Masterson was accused by three different women, who testified in both trials that Masterson raped them at his Los Angeles home in separate – but chillingly similar – incidents between 2001 and 2003. A fourth Jane Doe had also testified as a support witness in the second trial, but her allegations were not among the charges.

Also new for the re-trail, prosecutors focused more on the allegation that Masterson had drugged his victims, brining on expert witnesses and telling the jury outright – as opposed to merely inferring it – that the “That ’70s Show” star had slipped his victims intoxicants to gain control.

“Jurors sometimes have a difficult time when an alleged rape involves a dating relationship, because they have trouble figuring out how sex can be consensual in one instance but rape in another instance,” criminal defense attorney Josh Ritter, a partner with El Dabe Ritter and former Los Angeles County prosecutor, said. “When prosecutors can say the victims were drugged, that allows the jurors to wrap their heads around what changed to make the sex suddenly not consensual.”

The prosecution also focused more on Scientology, of which Masterson is still an active member. All thee accusers are former Scientologists, and are pursuing a civil matter against the church, Masterson and other defendants, claiming they were mercilessly harassed after parting ways with Scientology, which protected Masterson and forbade them from reporting to police.

“Masterson’s abuse of members of the Church of Scientology is consistent with that we have seen in the Catholic Church, and in the Independent Fundamentalist Baptist church,” White said. “Abusers use people’s faith as a tool to assault them, and the more extreme the religion, the more people become subject to this sort of abuse.”

Jane Doe 1 did not immediately comment on the verdict. Jane Does 2 and 3, only the former of whose accusations won a verdict Wednesday, issued separate statements through an attorney.

Jane Doe 2 said: “I am experiencing a complex array of emotions – relief, exhaustion, strength, sadness – knowing that my abuser, Danny Masterson, will face accountability for his criminal behavior. I am disappointed that he was not convicted on all counts, but take great solace in the fact that he, the Church of Scientology, and others, will have to fully account for their abhorrent actions in civil court.”

Jane Doe 3 said: “I thank the jury for its service, and while I’m encouraged that Danny Masterson will face some criminal punishment, I am devastated that he has dodged criminal accountability for his heinous conduct against me.
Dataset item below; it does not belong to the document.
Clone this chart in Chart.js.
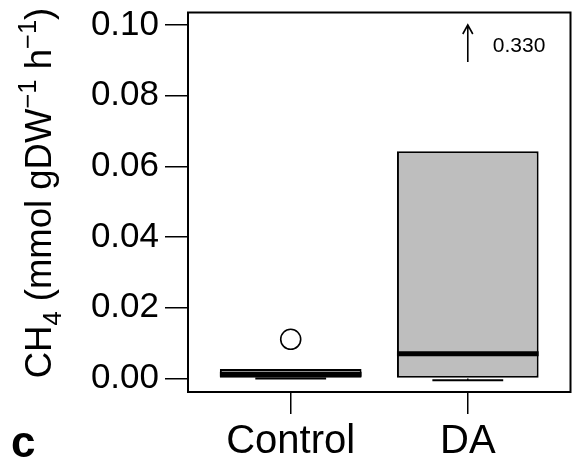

Despite my disappointment in this outcome, I remain determined to secure justice, including in civil court, where I, along with my co-plaintiffs, will shine a light on how Scientology and other conspirators enabled and sought to cover up Masterson’s monstrous behavior.”
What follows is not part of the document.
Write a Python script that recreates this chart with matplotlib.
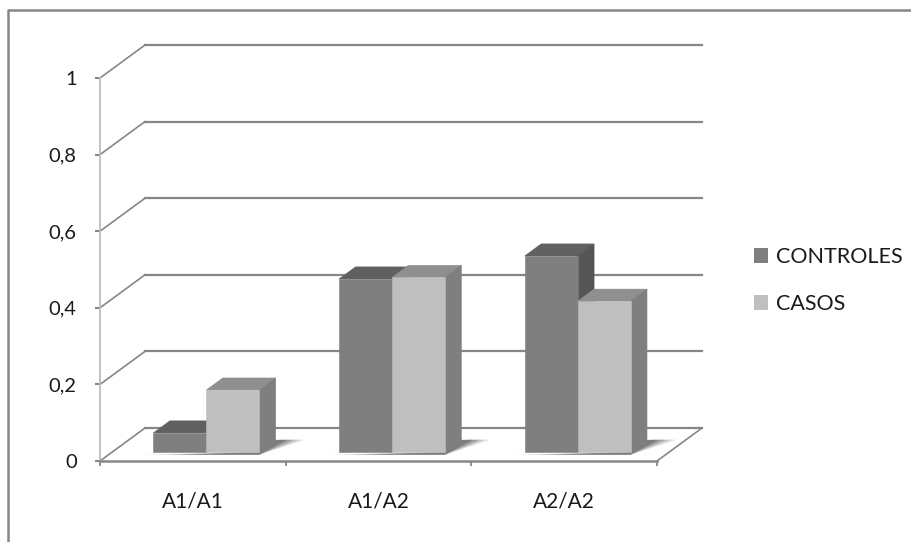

To get a conviction, the jury needed to unanimously find Masterson guilty on at least two of the three charged cases. That stipulation enabled the case to clear California’s statute-of-limitations bar by proving pattern behavior.

As for the third charge, the jury said it had voted 8-4 in favor of conviction. In the previous trial, all three counts had tilted toward acquittal in the jury polling.

“This conviction is remarkable because prosecutors turned around a case that, in the last trial, ended with a hung jury that was leaning toward an acquittal,” Ritter said. “The judge allowed prosecutors to make some changes in how they presented the case, and it seems that carried the day.”